Let's be real here - getting research papers published is hard. But what if you could use your cat to cut through all that bureaucracy and get your paper into the journal of your choice. You'd give it a shot, right?
It wouldn't fly now, but back in 1975, it was a whole different story, because a cat named F.D.C. Willard was the co-author of a peer-reviewed physics paper called "Two-, Three-, and Four-Atom Exchange Effects in bcc 3He."
Published in the journal Physical Review Letters, the paper describes the results of an experiment exploring the behaviour of the helium-3 isotope at various temperatures.
Conducted by Jack H. Hetherington, a professor of physics at Michigan State University, the experiment yielded important insights that are still being referenced today, but when Hetherington tried to submit it for publication, there was a problem.
"I had submitted the paper … and was rather proud of the work, considering it suitable for rapid publication in Physical Review Letters," Hetherington told author R. L. Weber for his 1985 book, More Random Walks in Science.
"Before I submitted it, I asked a colleague to read it over and he said, 'It's a fine paper, but they'll send it right back.'"
Why? Hetherington had opted to use the royal "we" in his paper rather than "I", and the journal had a specific rule that prohibited the use of "we" unless the paper had multiple authors.
"Changing the paper to the impersonal seemed too difficult now, and it was all written and typed; therefore, after an evening's thought, I simply asked the secretary to change the title page to include the name of the family cat, a Siamese called Chester," Hetherington explains.
Chester, the son of a cat named Willard, who Hetherington describes as "one of the few unfixed male Siamese cats in Aspen, Colorado", was given the pen name of F.D.C. Willard, which stands for Felis Domesticus Chester Willard.
As you can see here, the paper was accepted, and F.D.C. Willard from the Michigan State University physics department was an officially published cat.
As nice as it must have been for Chester to suddenly be an expert on particle physics, surely it would have made more sense for Hetherington to just find an actual colleague in the physics department and throw their name on the paper instead?
Well, there's actually a whole lot more method to this madness than you might think, because Hetherington wasn't particularly interested in sharing the spotlight with someone else when he did all the work.
He told Weber that he was conscious of the fact that researchers' pay and reputation is partly based on their research output, and didn't want that diluted. He also suspected that if everyone found out the co-author was a cat, well, that's just free publicity.
"In any case, I went ahead and did it, and have generally not been sorry," he said. "Most people are amused by the concept, only editors, for some reason, seem to find little humour in the story."
Ten lucky friends of Hetherington's got signed copies of the paper, and F.D.C. Willard was happy to lend a paw print, but the identity of the mysterious co-author was only made known to the public after someone asked to speak to this Willard character at Michigan State.
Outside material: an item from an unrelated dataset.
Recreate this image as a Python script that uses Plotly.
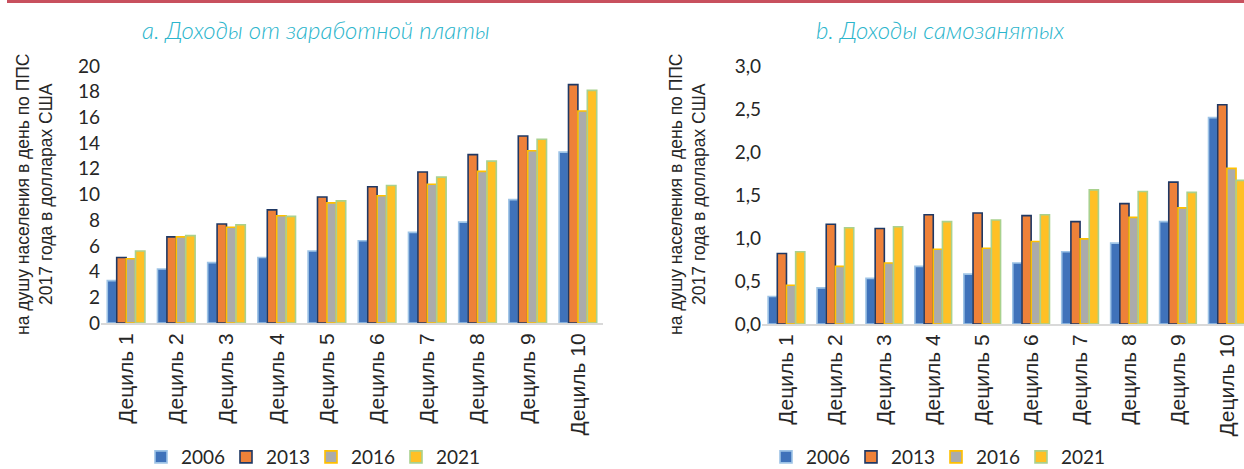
import plotly.graph_objects as go

categories = ["Дециль 1", "Дециль 2", "Дециль 3", "Дециль 4", "Дециль 5",
              "Дециль 6", "Дециль 7", "Дециль 8", "Дециль 9", "Дециль 10"]
years = ["2006", "2013", "2016", "2021"]

wage_2006 = [3.3, 4.2, 4.7, 5.1, 5.6, 6.4, 7.05, 7.85, 9.6, 13.3]
wage_2013 = [5.1, 6.7, 7.7, 8.8, 9.8, 10.6, 11.75, 13.1, 14.55, 18.55]
wage_2016 = [5.0, 6.7, 7.45, 8.35, 9.35, 9.9, 10.8, 11.8, 13.4, 16.5]
wage_2021 = [5.6, 6.8, 7.65, 8.3, 9.5, 10.7, 11.35, 12.6, 14.3, 18.1]

self_2006 = [0.32, 0.42, 0.53, 0.67, 0.58, 0.71, 0.84, 0.94, 1.19, 2.40]
self_2013 = [0.82, 1.16, 1.11, 1.27, 1.29, 1.26, 1.19, 1.40, 1.65, 2.55]
self_2016 = [0.45, 0.67, 0.71, 0.87, 0.88, 0.96, 0.99, 1.24, 1.35, 1.81]
self_2021 = [0.84, 1.12, 1.13, 1.19, 1.21, 1.27, 1.56, 1.54, 1.53, 1.67]

title_a = "a. Доходы от заработной платы"
title_b = "b. Доходы самозанятых"
y_title = "на душу населения в день по ППС<br>2017 года в долларах США"

fills = ["#3F72BA", "#EE8139", "#ABABAB", "#FFC025"]
outlines = ["#9DC3E6", "#1F3864", "#FFC000", "#A9D18E"]

wage = [wage_2006, wage_2013, wage_2016, wage_2021]
selfe = [self_2006, self_2013, self_2016, self_2021]

entry_w = [40, 40, 40, 48]

fig = go.Figure()
for i, yr in enumerate(years):
    fig.add_trace(go.Bar(
        x=categories, y=wage[i], name=yr, xaxis="x", yaxis="y",
        marker=dict(color=fills[i], line=dict(color=outlines[i], width=1.6)),
        legend="legend", legendwidth=entry_w[i], hoverinfo="x+y+name"))
for i, yr in enumerate(years):
    fig.add_trace(go.Bar(
        x=categories, y=selfe[i], name=yr, xaxis="x2", yaxis="y2",
        marker=dict(color=fills[i], line=dict(color=outlines[i], width=1.6)),
        legend="legend2", legendwidth=entry_w[i], hoverinfo="x+y+name"))

tick_font = dict(family="Lato", size=19, color="#262626")
cat_font = dict(family="Liberation Sans", size=21, color="#262626")
leg_font = dict(family="Lato", size=19, color="#262626")

W, H = 1244, 469
def px(x):
    return x / W
def py(y):
    return (H - y) / H

fig.update_layout(
    template="none",
    width=W, height=H,
    margin=dict(l=0, r=0, t=0, b=0, pad=0, autoexpand=False),
    paper_bgcolor="white", plot_bgcolor="white",
    barmode="group", bargap=0.25, bargroupgap=0,
    separators=", ",
    xaxis=dict(domain=[px(101), px(603)], anchor="y", type="category",
               tickangle=-90, tickfont=cat_font, showgrid=False,
               showline=True, linecolor="#D9D9D9", linewidth=2,
               ticks="", range=[-0.5, 9.5], automargin=False),
    yaxis=dict(domain=[py(323), py(66)], anchor="x", range=[0, 20],
               dtick=2, tickfont=tick_font, showgrid=False, zeroline=False,
               showline=False, ticks="", automargin=False),
    xaxis2=dict(domain=[px(762), 1.0], anchor="y2", type="category",
                tickangle=-90, tickfont=cat_font, showgrid=False,
                showline=True, linecolor="#D9D9D9", linewidth=2,
                ticks="", range=[-0.5, 9.35], automargin=False),
    yaxis2=dict(domain=[py(324), py(66)], anchor="x2", range=[0, 3.0],
                dtick=0.5, tickformat=".1f",
                tickfont=tick_font, showgrid=False, zeroline=False,
                showline=False, ticks="", automargin=False),
    legend=dict(orientation="h", x=px(315), y=py(457), xanchor="center",
                yanchor="middle", font=leg_font,
                itemwidth=30, bgcolor="rgba(0,0,0,0)", borderwidth=0),
    legend2=dict(orientation="h", x=px(940), y=py(457), xanchor="center",
                 yanchor="middle", font=leg_font,
                 itemwidth=30, bgcolor="rgba(0,0,0,0)", borderwidth=0),
    annotations=[
        dict(text="<i>" + title_a + "</i>", x=px(316), y=py(29), xref="paper", yref="paper",
             xanchor="center", yanchor="middle", showarrow=False,
             font=dict(family="Lato", size=24, color="#2BB5CC", weight=300)),
        dict(text="<i>" + title_b + "</i>", x=px(940), y=py(29), xref="paper", yref="paper",
             xanchor="center", yanchor="middle", showarrow=False,
             font=dict(family="Lato", size=24, color="#2BB5CC", weight=300)),
        dict(text=y_title, x=px(34), y=py(194), xref="paper", yref="paper",
             xanchor="center", yanchor="middle", showarrow=False, textangle=-90,
             font=dict(family="Liberation Sans", size=17.5, color="#262626")),
        dict(text=y_title, x=px(687), y=py(194), xref="paper", yref="paper",
             xanchor="center", yanchor="middle", showarrow=False, textangle=-90,
             font=dict(family="Liberation Sans", size=17.5, color="#262626")),
    ],
    shapes=[dict(type="line", xref="paper", yref="paper", x0=px(7), x1=1.0,
                 y0=py(1.5), y1=py(1.5), line=dict(color="#C8505E", width=3))],
)

fig.write_html("out.html", config={"displayModeBar": False},
               post_script="document.body.style.margin='0px';document.body.style.overflow='hidden';")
"[A] visitor asked to talk to me, and since I was unavailable, asked to talk with Willard. Everyone laughed and soon the cat was out of the bag," Hetherington told the Today I Found Out website.
F.D.C. Willard went on to publish another article on helium-3 in the French science magazine, La Recherche - and this time as the sole author - before fading into obscurity once more.
But far be it from physicists to forget their feline compatriot. On 1 April 2014, the American Physical Society (APS) announced that all cat-authored papers would be available as open-access documents:
"APS is proud to announce a new open access initiative designed to further extend the benefits of open access to a broader set of authors. The new policy, effective today, makes all papers authored by cats freely available. … Not since Schrödinger has there been an opportunity like this for cats in physics."
If both NASA and cats are on the open-access train, you know it's good. We salute you, Felis Domesticus Chester Willard.